Get plenty of water from a weak well

About 30 per cent of all Canadians rely on groundwater, but many households struggle with a stingy well that doesn’t give enough wate

Metal Faucet ca. 1998

Metal Faucet ca. 1998

About 30 per cent of all Canadians rely on groundwater, but many households struggle with a stingy well that doesn’t give enough water.

If your well runs dry whenever you tackle a couple of loads of laundry or give a drink to some thirsty garden plants during a drought, there’s good news. You may not have to live with a water shortage any more.

In fact, you can probably get all the water you could possibly want and more from the very same well that’s been letting you down for years.

Even particularly wimpy wells delivering a measly one gallon of water per minute can amply supply an ordinary household when coupled with the right hardware.

The key is something called the “trickle system” — several pieces of simple technology connected together to make the most of the well you’ve got.

Before you decide all this is too good to be true, you need to understand something fundamental. While it’s a fact that your weak well may not be able to keep up when you turn on a tap, most of the time your well is just sitting there doing nothing. Think about it. What portion of each day is a tap actually running? How often are you asking your well to deliver water?

Even a busy household only demands water for a relatively short period of total time each day. The key to the trickle system is that it draws and stores water from your well slowly over the entire course of a day, even when no tap is actually turned on. Then, when you want a lot of water fast, there it is, stored in a holding tank and ready to go.

Instead of a pump delivering water directly from a well to a pressure tank that supplies your house, the trickle system has two pumps, each part of the two different sides of the system. The primary side draws water from your well whenever it’s available around the clock.

This water is stored in an enclosed holding tank (typically about 300 gallons for an average household), either buried in the ground or tucked away in some corner of your basement.
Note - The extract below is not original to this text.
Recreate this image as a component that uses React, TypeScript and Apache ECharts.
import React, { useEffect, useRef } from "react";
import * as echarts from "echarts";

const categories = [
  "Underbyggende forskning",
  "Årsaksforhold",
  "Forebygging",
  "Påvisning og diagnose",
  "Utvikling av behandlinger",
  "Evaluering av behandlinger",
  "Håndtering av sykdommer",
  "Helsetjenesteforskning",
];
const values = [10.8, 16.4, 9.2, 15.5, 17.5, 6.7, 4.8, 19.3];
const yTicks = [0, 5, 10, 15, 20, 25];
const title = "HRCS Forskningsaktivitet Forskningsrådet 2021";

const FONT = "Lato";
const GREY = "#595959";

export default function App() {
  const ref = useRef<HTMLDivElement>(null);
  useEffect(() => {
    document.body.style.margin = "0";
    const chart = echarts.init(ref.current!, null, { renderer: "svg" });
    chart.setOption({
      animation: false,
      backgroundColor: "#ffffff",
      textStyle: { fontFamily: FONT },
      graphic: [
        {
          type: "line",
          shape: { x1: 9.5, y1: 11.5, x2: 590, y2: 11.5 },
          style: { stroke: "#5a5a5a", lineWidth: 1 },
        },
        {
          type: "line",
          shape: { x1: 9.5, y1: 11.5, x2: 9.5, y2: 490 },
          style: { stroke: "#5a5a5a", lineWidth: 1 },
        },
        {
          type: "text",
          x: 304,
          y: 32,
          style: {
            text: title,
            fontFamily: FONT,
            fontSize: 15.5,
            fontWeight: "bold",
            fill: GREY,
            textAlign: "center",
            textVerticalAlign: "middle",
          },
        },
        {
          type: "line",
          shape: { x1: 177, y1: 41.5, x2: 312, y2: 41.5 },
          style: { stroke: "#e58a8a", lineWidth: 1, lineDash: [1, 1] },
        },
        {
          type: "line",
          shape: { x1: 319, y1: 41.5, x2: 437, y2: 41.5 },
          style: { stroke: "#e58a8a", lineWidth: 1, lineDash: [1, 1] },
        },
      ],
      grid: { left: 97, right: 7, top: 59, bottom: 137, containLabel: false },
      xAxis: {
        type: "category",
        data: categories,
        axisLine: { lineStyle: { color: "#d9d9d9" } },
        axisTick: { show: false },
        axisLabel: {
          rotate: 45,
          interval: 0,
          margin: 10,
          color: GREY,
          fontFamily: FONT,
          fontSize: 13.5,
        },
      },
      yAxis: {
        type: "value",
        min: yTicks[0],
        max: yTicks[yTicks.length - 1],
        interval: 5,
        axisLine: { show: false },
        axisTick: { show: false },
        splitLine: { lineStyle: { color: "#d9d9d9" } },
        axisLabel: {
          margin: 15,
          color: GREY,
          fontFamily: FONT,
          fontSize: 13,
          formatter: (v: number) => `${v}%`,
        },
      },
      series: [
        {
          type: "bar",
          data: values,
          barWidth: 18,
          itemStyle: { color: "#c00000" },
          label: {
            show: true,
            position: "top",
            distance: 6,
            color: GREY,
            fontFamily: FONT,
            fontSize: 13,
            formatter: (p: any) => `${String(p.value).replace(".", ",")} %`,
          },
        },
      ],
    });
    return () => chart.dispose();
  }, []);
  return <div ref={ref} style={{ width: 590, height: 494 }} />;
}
A timer turns the primary pump ON and OFF for a preset amount period (depending on the recovery rate of your well), then a float switch shuts it off completely when the storage tank is full.

The second side of the system includes another pump that draws water from the storage tank and feeds it into a traditional pressure system that supplies water to all your taps and fixtures.
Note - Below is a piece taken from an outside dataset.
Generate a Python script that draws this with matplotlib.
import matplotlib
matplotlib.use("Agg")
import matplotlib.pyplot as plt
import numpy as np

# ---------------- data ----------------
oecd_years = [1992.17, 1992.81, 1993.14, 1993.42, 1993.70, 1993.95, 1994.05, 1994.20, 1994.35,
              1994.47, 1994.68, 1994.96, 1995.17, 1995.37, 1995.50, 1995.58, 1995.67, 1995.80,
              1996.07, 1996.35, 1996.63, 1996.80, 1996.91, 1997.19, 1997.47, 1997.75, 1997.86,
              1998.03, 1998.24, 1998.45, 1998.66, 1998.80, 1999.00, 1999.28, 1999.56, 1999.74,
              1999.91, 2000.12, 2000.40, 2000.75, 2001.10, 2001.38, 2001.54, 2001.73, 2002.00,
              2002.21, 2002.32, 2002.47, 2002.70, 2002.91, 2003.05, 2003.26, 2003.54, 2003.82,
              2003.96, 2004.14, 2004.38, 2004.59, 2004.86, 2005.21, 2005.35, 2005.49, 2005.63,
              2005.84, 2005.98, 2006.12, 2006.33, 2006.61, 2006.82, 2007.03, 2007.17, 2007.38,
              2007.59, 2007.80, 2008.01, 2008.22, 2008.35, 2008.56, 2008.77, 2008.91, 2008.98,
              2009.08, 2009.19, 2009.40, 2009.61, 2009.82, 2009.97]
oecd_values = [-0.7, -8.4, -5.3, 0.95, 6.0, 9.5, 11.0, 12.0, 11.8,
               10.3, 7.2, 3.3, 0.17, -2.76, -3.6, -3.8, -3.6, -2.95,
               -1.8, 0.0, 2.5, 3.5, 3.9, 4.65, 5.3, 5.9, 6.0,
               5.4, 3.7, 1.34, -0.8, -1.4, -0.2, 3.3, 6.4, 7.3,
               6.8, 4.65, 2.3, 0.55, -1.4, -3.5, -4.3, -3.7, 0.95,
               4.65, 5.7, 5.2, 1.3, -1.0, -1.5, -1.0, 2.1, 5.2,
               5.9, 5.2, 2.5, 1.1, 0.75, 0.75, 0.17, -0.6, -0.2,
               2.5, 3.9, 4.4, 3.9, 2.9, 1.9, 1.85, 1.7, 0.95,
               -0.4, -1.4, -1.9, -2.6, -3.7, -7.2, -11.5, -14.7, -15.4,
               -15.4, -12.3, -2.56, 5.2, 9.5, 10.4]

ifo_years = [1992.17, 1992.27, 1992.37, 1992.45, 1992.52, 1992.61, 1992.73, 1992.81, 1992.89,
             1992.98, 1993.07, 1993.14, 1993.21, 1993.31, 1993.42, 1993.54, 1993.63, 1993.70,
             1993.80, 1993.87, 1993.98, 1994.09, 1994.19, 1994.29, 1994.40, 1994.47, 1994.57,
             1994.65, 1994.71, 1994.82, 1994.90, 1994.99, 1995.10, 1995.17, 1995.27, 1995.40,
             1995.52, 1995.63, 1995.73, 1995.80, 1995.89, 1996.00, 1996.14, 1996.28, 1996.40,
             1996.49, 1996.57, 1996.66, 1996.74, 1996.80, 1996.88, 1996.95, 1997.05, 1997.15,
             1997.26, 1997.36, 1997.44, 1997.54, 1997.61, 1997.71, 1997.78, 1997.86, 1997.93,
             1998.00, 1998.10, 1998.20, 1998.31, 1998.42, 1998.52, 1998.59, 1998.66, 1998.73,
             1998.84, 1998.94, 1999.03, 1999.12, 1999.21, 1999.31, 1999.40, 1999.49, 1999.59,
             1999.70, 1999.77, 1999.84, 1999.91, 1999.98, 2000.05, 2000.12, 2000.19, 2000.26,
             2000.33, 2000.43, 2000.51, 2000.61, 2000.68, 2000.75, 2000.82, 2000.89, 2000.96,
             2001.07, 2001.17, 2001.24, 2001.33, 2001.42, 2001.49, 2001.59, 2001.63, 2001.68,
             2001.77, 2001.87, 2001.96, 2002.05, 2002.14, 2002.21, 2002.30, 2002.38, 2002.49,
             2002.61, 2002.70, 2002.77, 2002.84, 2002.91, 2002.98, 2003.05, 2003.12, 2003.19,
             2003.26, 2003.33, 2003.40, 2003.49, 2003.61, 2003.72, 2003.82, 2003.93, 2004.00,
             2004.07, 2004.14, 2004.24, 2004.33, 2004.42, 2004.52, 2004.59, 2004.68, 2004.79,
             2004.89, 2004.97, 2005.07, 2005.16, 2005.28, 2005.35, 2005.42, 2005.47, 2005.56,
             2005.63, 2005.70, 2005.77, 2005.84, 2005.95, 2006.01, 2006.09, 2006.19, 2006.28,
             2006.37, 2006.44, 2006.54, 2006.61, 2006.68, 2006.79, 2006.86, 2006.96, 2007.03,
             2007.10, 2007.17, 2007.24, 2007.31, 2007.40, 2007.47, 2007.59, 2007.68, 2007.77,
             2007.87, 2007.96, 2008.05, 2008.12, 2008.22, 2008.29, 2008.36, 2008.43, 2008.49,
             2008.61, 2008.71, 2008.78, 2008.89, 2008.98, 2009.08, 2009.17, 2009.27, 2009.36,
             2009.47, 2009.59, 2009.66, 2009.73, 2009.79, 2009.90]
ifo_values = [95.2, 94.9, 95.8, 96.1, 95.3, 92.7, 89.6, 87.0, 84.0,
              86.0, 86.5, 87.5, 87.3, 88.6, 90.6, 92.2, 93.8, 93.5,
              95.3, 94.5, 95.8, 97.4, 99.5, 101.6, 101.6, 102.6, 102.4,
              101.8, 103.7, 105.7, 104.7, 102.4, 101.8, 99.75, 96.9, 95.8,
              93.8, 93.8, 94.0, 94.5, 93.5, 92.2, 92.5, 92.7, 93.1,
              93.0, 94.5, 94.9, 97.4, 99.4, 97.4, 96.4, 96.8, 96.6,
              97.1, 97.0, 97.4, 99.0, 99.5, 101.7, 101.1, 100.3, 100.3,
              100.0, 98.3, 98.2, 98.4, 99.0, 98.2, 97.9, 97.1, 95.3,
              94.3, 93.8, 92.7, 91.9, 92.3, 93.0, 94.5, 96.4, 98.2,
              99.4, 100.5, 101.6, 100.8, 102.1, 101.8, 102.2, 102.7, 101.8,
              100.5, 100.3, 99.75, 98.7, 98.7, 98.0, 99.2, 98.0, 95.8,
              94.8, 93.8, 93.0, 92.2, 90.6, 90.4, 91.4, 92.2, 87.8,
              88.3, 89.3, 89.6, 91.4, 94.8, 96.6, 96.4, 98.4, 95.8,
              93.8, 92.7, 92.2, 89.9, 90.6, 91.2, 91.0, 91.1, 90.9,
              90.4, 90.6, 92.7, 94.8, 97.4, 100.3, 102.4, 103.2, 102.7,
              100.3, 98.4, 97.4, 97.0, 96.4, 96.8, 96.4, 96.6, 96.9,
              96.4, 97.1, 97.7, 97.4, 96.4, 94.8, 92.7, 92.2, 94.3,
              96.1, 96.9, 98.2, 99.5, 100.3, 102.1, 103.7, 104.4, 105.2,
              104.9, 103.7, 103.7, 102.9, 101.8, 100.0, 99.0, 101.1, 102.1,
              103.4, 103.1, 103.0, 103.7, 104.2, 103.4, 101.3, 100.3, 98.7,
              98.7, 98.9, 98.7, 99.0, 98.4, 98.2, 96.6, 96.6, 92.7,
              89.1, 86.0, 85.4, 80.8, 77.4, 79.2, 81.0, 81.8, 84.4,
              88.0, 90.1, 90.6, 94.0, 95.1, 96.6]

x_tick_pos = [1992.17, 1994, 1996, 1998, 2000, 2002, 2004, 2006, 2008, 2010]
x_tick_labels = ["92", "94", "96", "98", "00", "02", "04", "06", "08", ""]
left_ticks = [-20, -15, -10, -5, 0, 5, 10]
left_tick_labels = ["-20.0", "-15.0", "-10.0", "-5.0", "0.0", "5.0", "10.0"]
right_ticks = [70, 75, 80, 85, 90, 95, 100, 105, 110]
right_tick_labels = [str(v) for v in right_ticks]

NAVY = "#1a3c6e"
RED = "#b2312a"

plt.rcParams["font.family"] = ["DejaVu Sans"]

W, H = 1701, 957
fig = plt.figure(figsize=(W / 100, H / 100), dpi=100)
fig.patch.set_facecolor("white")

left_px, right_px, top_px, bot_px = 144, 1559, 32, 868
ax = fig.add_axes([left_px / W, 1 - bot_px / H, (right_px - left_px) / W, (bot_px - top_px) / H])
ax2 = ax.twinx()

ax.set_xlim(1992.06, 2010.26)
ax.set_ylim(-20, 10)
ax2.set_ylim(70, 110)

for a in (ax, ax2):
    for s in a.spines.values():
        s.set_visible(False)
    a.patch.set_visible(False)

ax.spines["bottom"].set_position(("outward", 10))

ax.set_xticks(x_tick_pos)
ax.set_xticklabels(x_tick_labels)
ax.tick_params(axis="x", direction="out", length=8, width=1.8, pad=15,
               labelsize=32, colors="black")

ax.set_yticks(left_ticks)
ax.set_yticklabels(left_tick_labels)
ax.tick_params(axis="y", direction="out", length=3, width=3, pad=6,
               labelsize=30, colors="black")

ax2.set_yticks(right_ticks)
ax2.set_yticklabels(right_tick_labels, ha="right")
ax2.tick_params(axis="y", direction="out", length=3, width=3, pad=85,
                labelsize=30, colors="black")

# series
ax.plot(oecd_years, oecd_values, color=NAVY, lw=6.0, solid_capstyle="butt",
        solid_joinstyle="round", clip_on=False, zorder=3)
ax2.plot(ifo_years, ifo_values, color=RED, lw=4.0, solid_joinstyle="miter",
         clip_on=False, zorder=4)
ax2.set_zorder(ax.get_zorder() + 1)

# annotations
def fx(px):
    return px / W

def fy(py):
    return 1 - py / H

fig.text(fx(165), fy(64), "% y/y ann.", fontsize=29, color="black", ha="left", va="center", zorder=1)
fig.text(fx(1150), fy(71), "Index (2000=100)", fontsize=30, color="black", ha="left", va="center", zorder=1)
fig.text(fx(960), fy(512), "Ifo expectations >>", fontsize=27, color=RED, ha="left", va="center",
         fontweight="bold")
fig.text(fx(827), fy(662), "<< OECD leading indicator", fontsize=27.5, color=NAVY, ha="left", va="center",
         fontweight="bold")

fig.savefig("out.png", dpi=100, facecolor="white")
This second pump switches on and off automatically in the usual way as pressure rises and falls during normal household water usage. Since this second pump draws water from a large available volume in the storage tank, it’s quite capable of supplying heavy peak loads without running dry.

While all this is happening, and afterwards, the primary side of the system keeps drawing water from your weak well as it’s available, replenishing the storage tank.

And make no mistake, the seemingly limited supply of a disappointing well can actually add up to quite a bit of water.

Even if your well can only deliver a miniscule 1/2 gallon per minute (practically a dry hole) this rate adds up to a whopping 720 gallons a day — more than enough to supply even the most water-hungry household on wash day.

Empowering a weak well to supply serious water isn’t impossible. Any good plumber can rig a trickle system up once the basic concept is understood.

You can even do the installation yourself if you’re handy.

All you need is a little know-how and a little equipment to make the taps flow like they never have before.